Labeled as a “healing crusade,” Michael Rubenfeld’s The Book of Judith is one-fourth public service announcement, one-fourth choir-fueled, faux-Christian church service, and one-fourth personal exorcism — of Rubenfeld’s own inner difficulty in facing another individual’s disabilities head on. That leaves one fourth remaining, but we’ll get to that later.
Co-produced by director Sarah Stanley’s Die in Debt Theatre, Rubenfeld’s own Absit Omen Theatre and The Theatre Centre (almost next door neighbor to the Centre for Addiction and Mental Health on whose grounds the tent for this piece is pitched), the work centers on Rubenfeld’s experiences with Judith Snow, an advocate for the respect of those who live with disabilities and for their right to decide their own fates.
The missal that accompanies the show is full of Snow’s own wonderings about her life as a quadriplegic. Read from frequently, as if it’s scripture, her words of wisdom speak to those who would judge anyone based on their physical abilities alone. Set alongside the lyrics to the dozen or so songs composed for the play by Sunparlour Players’ frontman Andrew Penner (infused with his distinctive, half-moaning, half-mournful sound), this literal book of Judith is, then, the map to Rubenfeld’s redemption.
The tent-cum-temple suits the piece well, offering an intimate but well-illuminated environment. Matched with the sweet smells from the CAMH’s front gardens and the smoky scents wafting off the various candles lit around the space, the event feels immediate, which helps to make it inspiring.
What works most about The Book of Judith is the personal energy Rubenfeld gives it. It is really his story, and he is the one who is to be healed by it. As a whole, however, the performance is still strongly focused outwards, and while there are few moments of unearned intensity, the work never loses sight of its one very clear goal — to commune with its congregation.
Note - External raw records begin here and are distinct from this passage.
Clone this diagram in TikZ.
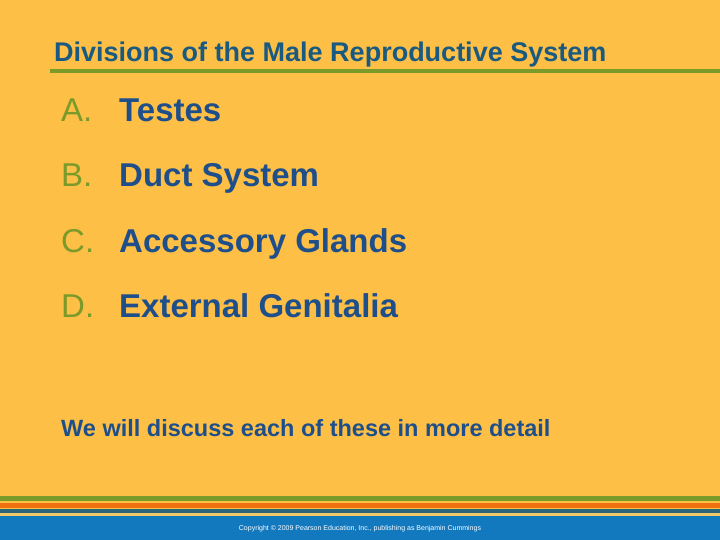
\documentclass[tikz,border=0pt]{standalone}
\usepackage{fontspec}
\setmainfont{Liberation Sans}
\definecolor{bg}{HTML}{FDBF45}
\definecolor{ttl}{HTML}{1A5A80}
\definecolor{grn}{HTML}{7A9A2A}
\definecolor{navy}{HTML}{1E4F8A}
\definecolor{org}{HTML}{F07010}
\definecolor{teal}{HTML}{2A6478}
\definecolor{lyel}{HTML}{F2C86A}
\definecolor{blu}{HTML}{1279BE}
\begin{document}
\begin{tikzpicture}[x=1pt,y=-1pt,
  item/.style={anchor=base west,font=\fontsize{33}{38}\selectfont\bfseries,text=navy,inner sep=0pt},
  lett/.style={anchor=base west,font=\fontsize{33}{38}\selectfont,text=grn,inner sep=0pt}]
\fill[bg] (0,0) rectangle (720,540);
\useasboundingbox (0,0) rectangle (720,540);
\node[anchor=base west,inner sep=0pt,font=\fontsize{27}{32}\selectfont\bfseries,text=ttl] (title) at (54,62) {Divisions of the Male Reproductive System};
\fill[grn] (50,69) rectangle (720,73);
\node[lett] (la) at (61,122) {A.}; \node[item] (ta) at (119,122) {Testes};
\node[lett] (lb) at (61,187) {B.}; \node[item] (tb) at (119,187) {Duct System};
\node[lett] (lc) at (61,252) {C.}; \node[item] (tc) at (119,252) {Accessory Glands};
\node[lett] (ld) at (61,317) {D.}; \node[item] (td) at (119,317) {External Genitalia};
\node[anchor=base west,inner sep=0pt,font=\fontsize{23.5}{28}\selectfont\bfseries,text=navy] (note) at (61,436) {We will discuss each of these in more detail};
\fill[grn] (0,496) rectangle (720,501);
\fill[org] (0,503) rectangle (720,508);
\fill[teal] (0,509) rectangle (720,513);
\fill[lyel] (0,513) rectangle (720,516);
\fill[blu] (0,516) rectangle (720,540);
\node[inner sep=0pt,font=\fontsize{7}{8}\selectfont,text=white] (copy) at (360,529) {Copyright © 2009 Pearson Education, Inc., publishing as Benjamin Cummings};
\end{tikzpicture}
\end{document}
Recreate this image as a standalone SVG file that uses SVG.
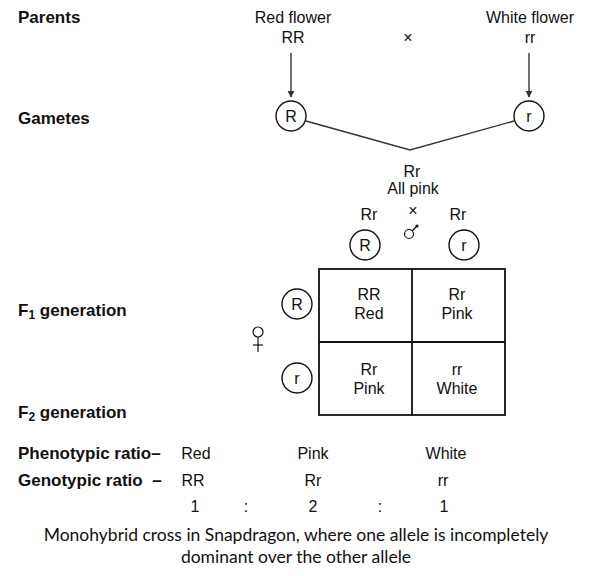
<svg xmlns="http://www.w3.org/2000/svg" width="597" height="576" viewBox="0 0 597 576">
<defs>
<marker id="ah" viewBox="0 0 10 10" refX="9" refY="5" markerWidth="7" markerHeight="8" orient="auto" markerUnits="userSpaceOnUse">
<path d="M0,0 L10,5 L0,10 z" fill="#333"/>
</marker>
<style>
.lbl{font-family:"Liberation Sans",Arial,sans-serif;font-weight:bold;font-size:17px;fill:#111}
.t{font-family:"Liberation Sans",Arial,sans-serif;font-size:16px;fill:#111;text-anchor:middle}
.c{fill:#fff;stroke:#111;stroke-width:1.4}
.ln{stroke:#333;stroke-width:1.4;fill:none}
.grid{stroke:#111;stroke-width:1.8;fill:none}
.cap{font-family:Lato,"Open Sans",sans-serif;font-size:17.5px;fill:#111;text-anchor:middle}
</style>
</defs>
<rect width="597" height="576" fill="#fff"/>
<g id="labels">
<text class="lbl" x="18" y="23">Parents</text>
<text class="lbl" x="18" y="124">Gametes</text>
<text class="lbl" x="18" y="316">F<tspan font-size="12" dy="3">1</tspan><tspan dy="-3"> generation</tspan></text>
<text class="lbl" x="18" y="418">F<tspan font-size="12" dy="3">2</tspan><tspan dy="-3"> generation</tspan></text>
</g>
<g id="parent-red">
<text class="t" x="293" y="23">Red flower</text>
<text class="t" x="293" y="43">RR</text>
</g>
<g id="cross-sign"><text class="t" x="408" y="43" font-size="12">×</text></g>
<g id="parent-white">
<text class="t" x="530" y="23">White flower</text>
<text class="t" x="530" y="43">rr</text>
</g>
<g id="gamete-R"><circle class="c" cx="291" cy="116" r="15"/><text class="t" x="291" y="122">R</text></g>
<g id="gamete-r"><circle class="c" cx="529" cy="116" r="15"/><text class="t" x="529" y="122">r</text></g>
<g id="connectors">
<line class="ln" x1="291" y1="53" x2="291" y2="97" marker-end="url(#ah)"/>
<line class="ln" x1="529" y1="53" x2="529" y2="97" marker-end="url(#ah)"/>
<polyline class="ln" points="306,121 410,150 514,121"/>
</g>
<g id="f1">
<text class="t" x="412" y="177">Rr</text>
<text class="t" x="413" y="194">All pink</text>
</g>
<g id="male-side">
<text class="t" x="369" y="220">Rr</text>
<text class="t" x="413" y="216" font-size="12">×</text>
<text class="t" x="458" y="220">Rr</text>
<circle cx="409" cy="234" r="4.5" fill="none" stroke="#111" stroke-width="1.2"/>
<line x1="412" y1="231" x2="417" y2="226" stroke="#111" stroke-width="1.2"/>
<circle cx="417" cy="226" r="1.6" fill="#111"/>
</g>
<g id="male-R"><circle class="c" cx="365" cy="245" r="15"/><text class="t" x="365" y="251">R</text></g>
<g id="male-r"><circle class="c" cx="464" cy="245" r="15"/><text class="t" x="464" y="251">r</text></g>
<g id="female-side">
<circle cx="258" cy="332" r="5" fill="none" stroke="#111" stroke-width="1.2"/>
<line x1="258" y1="337" x2="258" y2="352" stroke="#111" stroke-width="1.2"/>
<line x1="253" y1="345" x2="263" y2="345" stroke="#111" stroke-width="1.2"/>
</g>
<g id="female-R"><circle class="c" cx="297" cy="304" r="15"/><text class="t" x="297" y="310">R</text></g>
<g id="female-r"><circle class="c" cx="297" cy="378" r="15"/><text class="t" x="297" y="384">r</text></g>
<g id="punnett">
<rect class="grid" x="319" y="269" width="186" height="146"/>
<line class="grid" x1="412" y1="269" x2="412" y2="415"/>
<line class="grid" x1="319" y1="342" x2="505" y2="342"/>
<text class="t" x="369" y="300">RR</text><text class="t" x="369" y="319">Red</text>
<text class="t" x="457" y="300">Rr</text><text class="t" x="457" y="319">Pink</text>
<text class="t" x="369" y="375">Rr</text><text class="t" x="369" y="394">Pink</text>
<text class="t" x="457" y="375">rr</text><text class="t" x="457" y="394">White</text>
</g>
<g id="ratios">
<text class="lbl" x="18" y="459">Phenotypic ratio–</text>
<text class="lbl" x="18" y="486" xml:space="preserve">Genotypic ratio  –</text>
<text class="t" x="196" y="459">Red</text>
<text class="t" x="313" y="459">Pink</text>
<text class="t" x="446" y="459">White</text>
<text class="t" x="193" y="486">RR</text>
<text class="t" x="313" y="486">Rr</text>
<text class="t" x="443" y="486">rr</text>
<text class="t" x="195" y="512">1</text>
<text class="t" x="246" y="512">:</text>
<text class="t" x="313" y="512">2</text>
<text class="t" x="380" y="512">:</text>
<text class="t" x="444" y="512">1</text>
</g>
<g id="caption">
<text class="cap" x="296" y="541">Monohybrid cross in Snapdragon, where one allele is incompletely</text>
<text class="cap" x="296" y="563">dominant over the other allele</text>
</g>
</svg>
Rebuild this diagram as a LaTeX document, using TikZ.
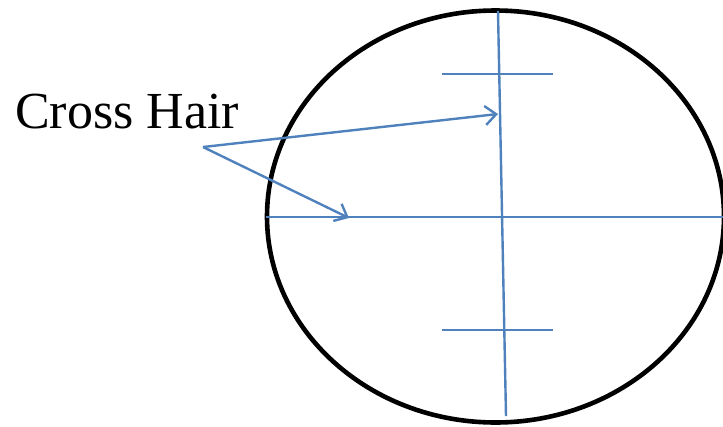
\documentclass[tikz,border=0pt]{standalone}
\usepackage{fontspec}
\setmainfont{Liberation Serif}
\usetikzlibrary{arrows.meta}
\definecolor{hairblue}{HTML}{4F81BD}
\tikzset{
  hair/.style={draw=hairblue, line width=2.4pt},
  pointer/.style={hair, -{Straight Barb[length=11pt, width=19pt, line width=2.4pt]}},
  rim/.style={draw=black, line width=4.6pt}
}
\begin{document}
\begin{tikzpicture}[x=1pt, y=-1pt]
\useasboundingbox (0,0) rectangle (723,426);
\draw[rim] (495.5,216.5) ellipse [x radius=228.5, y radius=206];
\coordinate (vt) at (498,11);
\coordinate (vb) at (506,416);
\coordinate (hl) at (266,217);
\coordinate (hr) at (723,217);
\coordinate (s1l) at (442,74);
\coordinate (s1r) at (553,74);
\coordinate (s2l) at (442,330);
\coordinate (s2r) at (553,330);
\draw[hair] (vt) -- (vb);
\draw[hair] (hl) -- (hr);
\draw[hair] (s1l) -- (s1r);
\draw[hair] (s2l) -- (s2r);
\node[anchor=base, font=\fontsize{52}{54}\selectfont, inner sep=0pt] (label) at (127,128) {Cross Hair};
\coordinate (src) at (203,147);
\coordinate (t1) at (498,114);
\coordinate (t2) at (349,218);
\draw[pointer] (src) -- (t1);
\draw[pointer] (src) -- (t2);
\end{tikzpicture}
\end{document}
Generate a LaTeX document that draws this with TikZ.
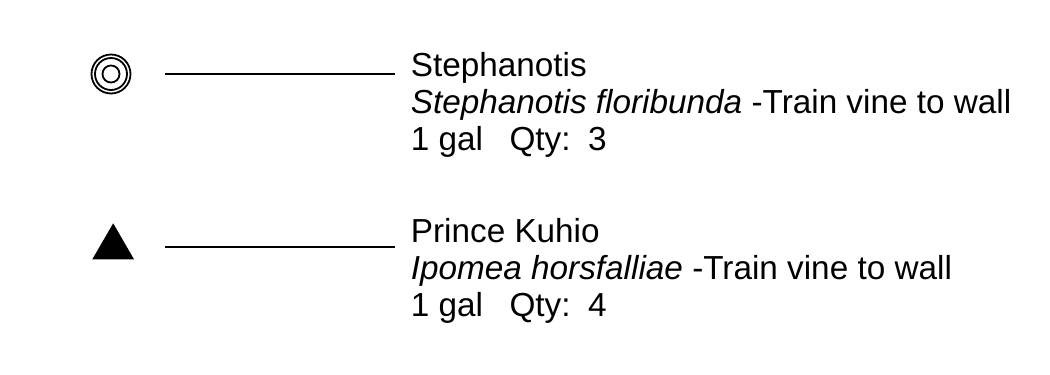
\documentclass[tikz,border=0pt]{standalone}
\usepackage{fontspec}
\setmainfont{Liberation Sans}
\begin{document}
\begin{tikzpicture}[x=1bp,y=-1bp,line width=1.8bp,color=black,
	plant/.style={inner sep=0pt,anchor=base west,font=\fontsize{33.3bp}{37bp}\selectfont}]
		\useasboundingbox (0,0) rectangle (1050,374);
		% symbols
		\coordinate (c1) at (111,74);
		\draw (c1) circle (19.5) (c1) circle (16) (c1) circle (8.5);
		\fill (92.3,259.3)--(134,259.3)--(113.2,223.3)--cycle;
		% leader lines
		\coordinate (a1) at (165,74.3);
		\coordinate (b1) at (395,74.3);
		\coordinate (a2) at (165,247.3);
		\coordinate (b2) at (395,247.3);
		\draw (a1)--(b1) (a2)--(b2);
		% labels
		\node[plant] (steph) at (410,76) {Stephanotis};
		\node[plant] (stephbot) at (410,113) {\textit{Stephanotis floribunda} -Train vine to wall};
		\node[plant] (stephqty) at (410,150) {1 gal\hspace{26.5bp}Qty:\hspace{17.5bp}3};
		\node[plant] (kuhio) at (410,242) {Prince Kuhio};
		\node[plant] (kuhiobot) at (410,279) {\textit{Ipomea horsfalliae} -Train vine to wall};
		\node[plant] (kuhioqty) at (410,316) {1 gal\hspace{26.5bp}Qty:\hspace{17.5bp}4};
		\end{tikzpicture}
\end{document}
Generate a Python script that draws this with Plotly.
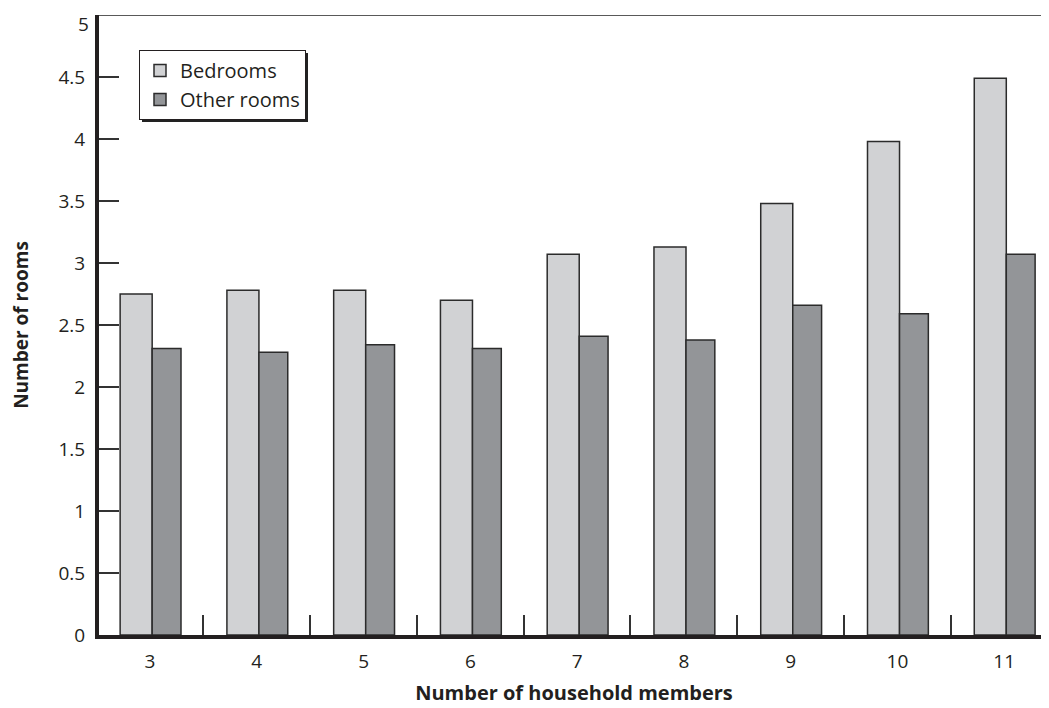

The plot — if there is one — is perhaps too unbelievably unbelievable to hold much water, but the passion of Rubenfeld and the choir (itself comprised of 12 individuals of mixed physical abilities) drive the evening forward regardless. What seems to be absent, however, is the ever-building intensity required to usher in the reconciliation at the piece’s close.
And that’s where the missing one-fourth comes in. All shows need an audience to activate them, the The Book of Judith more so than most. It is a socially minded, soul-mending public spectacle of the stand-up-and-shout variety and, at the risk of sounding more of a cheerleader than critic, I encourage you to see this and to lend to its charming crusade your own energy. You never know: miracles happen every day.